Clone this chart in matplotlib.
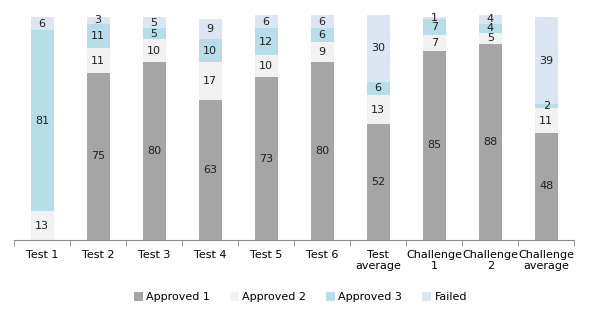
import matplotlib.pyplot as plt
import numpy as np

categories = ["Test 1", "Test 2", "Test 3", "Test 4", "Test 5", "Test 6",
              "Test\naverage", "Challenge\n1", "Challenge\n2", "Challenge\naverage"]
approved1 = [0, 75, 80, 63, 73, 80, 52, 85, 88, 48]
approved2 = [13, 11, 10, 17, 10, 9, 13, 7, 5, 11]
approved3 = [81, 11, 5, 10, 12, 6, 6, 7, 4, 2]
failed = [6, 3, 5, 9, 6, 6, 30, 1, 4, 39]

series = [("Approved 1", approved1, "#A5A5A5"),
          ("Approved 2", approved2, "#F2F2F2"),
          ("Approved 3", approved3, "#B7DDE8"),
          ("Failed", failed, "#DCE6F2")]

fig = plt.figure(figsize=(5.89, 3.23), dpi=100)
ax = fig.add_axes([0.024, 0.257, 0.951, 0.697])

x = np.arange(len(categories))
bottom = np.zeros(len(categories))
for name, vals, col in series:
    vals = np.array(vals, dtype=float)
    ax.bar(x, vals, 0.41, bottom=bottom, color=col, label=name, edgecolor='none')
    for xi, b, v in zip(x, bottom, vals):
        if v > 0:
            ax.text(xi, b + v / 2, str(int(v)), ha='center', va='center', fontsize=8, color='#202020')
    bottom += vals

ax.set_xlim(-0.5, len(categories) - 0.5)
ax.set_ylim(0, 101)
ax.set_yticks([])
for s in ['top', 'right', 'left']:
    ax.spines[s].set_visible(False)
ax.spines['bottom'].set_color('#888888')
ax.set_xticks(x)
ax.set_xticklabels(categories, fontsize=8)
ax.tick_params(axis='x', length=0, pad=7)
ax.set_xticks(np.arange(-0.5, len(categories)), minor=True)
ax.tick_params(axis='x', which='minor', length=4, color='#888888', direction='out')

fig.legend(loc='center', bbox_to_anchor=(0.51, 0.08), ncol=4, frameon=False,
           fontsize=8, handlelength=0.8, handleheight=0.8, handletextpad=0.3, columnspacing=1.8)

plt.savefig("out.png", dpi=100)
•••
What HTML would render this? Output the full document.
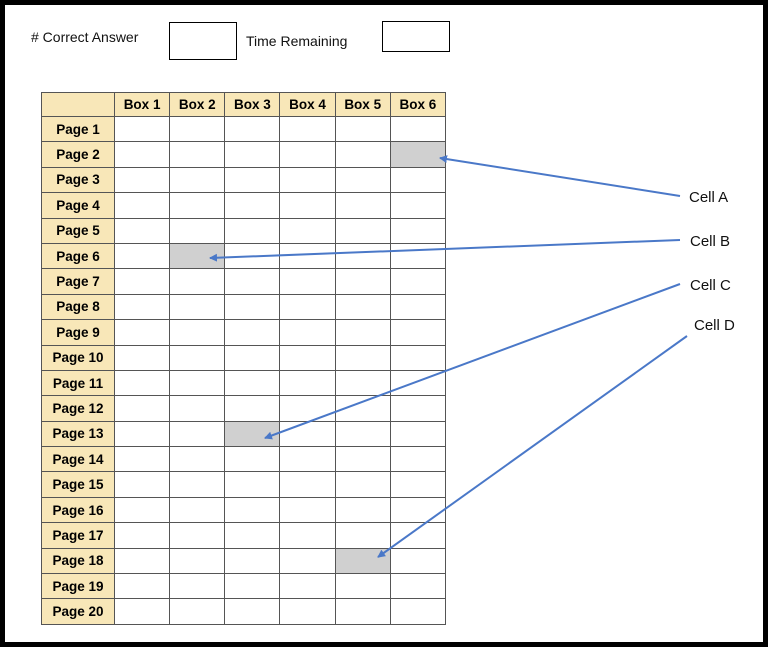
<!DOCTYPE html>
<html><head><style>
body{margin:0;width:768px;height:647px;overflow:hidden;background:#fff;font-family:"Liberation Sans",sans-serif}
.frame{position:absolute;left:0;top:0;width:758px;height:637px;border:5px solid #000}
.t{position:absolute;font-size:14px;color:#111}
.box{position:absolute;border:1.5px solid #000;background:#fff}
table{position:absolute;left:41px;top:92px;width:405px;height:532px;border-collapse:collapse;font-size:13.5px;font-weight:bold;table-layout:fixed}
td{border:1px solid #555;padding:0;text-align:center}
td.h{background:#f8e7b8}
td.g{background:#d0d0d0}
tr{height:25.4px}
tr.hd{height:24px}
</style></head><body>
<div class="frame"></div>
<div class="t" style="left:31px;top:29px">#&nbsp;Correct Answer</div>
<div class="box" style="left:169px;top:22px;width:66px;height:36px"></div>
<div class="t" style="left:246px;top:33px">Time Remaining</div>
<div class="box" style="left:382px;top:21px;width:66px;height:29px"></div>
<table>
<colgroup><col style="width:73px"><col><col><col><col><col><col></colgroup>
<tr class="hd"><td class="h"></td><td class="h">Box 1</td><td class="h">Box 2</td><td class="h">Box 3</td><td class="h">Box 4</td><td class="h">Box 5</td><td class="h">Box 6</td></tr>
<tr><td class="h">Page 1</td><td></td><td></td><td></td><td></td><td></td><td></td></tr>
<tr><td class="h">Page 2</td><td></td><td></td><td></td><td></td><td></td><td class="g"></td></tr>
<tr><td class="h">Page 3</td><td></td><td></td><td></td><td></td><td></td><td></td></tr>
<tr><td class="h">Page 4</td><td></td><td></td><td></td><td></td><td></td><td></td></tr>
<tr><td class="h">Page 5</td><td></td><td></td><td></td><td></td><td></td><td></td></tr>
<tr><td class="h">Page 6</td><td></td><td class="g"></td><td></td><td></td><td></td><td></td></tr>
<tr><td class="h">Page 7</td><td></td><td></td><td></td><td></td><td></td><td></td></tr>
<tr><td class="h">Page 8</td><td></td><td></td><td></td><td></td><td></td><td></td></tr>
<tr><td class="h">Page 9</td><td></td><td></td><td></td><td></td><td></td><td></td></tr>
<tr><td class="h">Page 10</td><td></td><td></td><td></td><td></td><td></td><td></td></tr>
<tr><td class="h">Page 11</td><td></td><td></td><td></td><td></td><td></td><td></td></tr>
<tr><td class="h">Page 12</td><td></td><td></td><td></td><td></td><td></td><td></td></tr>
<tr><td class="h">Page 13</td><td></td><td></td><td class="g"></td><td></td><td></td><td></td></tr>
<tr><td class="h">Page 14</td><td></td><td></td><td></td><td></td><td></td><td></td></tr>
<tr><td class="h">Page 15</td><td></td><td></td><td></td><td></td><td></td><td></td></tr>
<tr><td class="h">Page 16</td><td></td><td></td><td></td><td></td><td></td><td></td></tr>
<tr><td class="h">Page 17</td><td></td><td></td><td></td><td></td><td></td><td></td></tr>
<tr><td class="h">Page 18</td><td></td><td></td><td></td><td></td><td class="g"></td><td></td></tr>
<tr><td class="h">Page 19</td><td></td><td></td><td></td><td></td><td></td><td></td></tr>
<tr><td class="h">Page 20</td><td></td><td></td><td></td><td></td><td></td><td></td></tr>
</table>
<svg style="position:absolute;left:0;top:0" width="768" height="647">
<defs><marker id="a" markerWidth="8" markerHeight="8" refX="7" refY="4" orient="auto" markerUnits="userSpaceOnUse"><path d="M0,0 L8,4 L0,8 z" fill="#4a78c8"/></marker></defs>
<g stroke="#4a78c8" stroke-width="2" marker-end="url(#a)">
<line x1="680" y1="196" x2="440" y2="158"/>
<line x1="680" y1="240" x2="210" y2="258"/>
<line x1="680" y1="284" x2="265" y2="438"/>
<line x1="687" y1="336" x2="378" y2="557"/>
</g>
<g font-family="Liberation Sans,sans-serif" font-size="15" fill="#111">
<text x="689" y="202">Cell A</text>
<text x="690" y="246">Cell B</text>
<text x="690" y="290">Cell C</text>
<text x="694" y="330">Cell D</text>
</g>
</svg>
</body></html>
•••
From the line containing "Clone this chart in matplotlib." through the line containing "failed = [6, 3, 5, 9, 6, 6, 30, 1, 4, 39]", copy every line above exactly, without pictures.

Clone this chart in matplotlib.
import matplotlib.pyplot as plt
import numpy as np

categories = ["Test 1", "Test 2", "Test 3", "Test 4", "Test 5", "Test 6",
              "Test\naverage", "Challenge\n1", "Challenge\n2", "Challenge\naverage"]
approved1 = [0, 75, 80, 63, 73, 80, 52, 85, 88, 48]
approved2 = [13, 11, 10, 17, 10, 9, 13, 7, 5, 11]
approved3 = [81, 11, 5, 10, 12, 6, 6, 7, 4, 2]
failed = [6, 3, 5, 9, 6, 6, 30, 1, 4, 39]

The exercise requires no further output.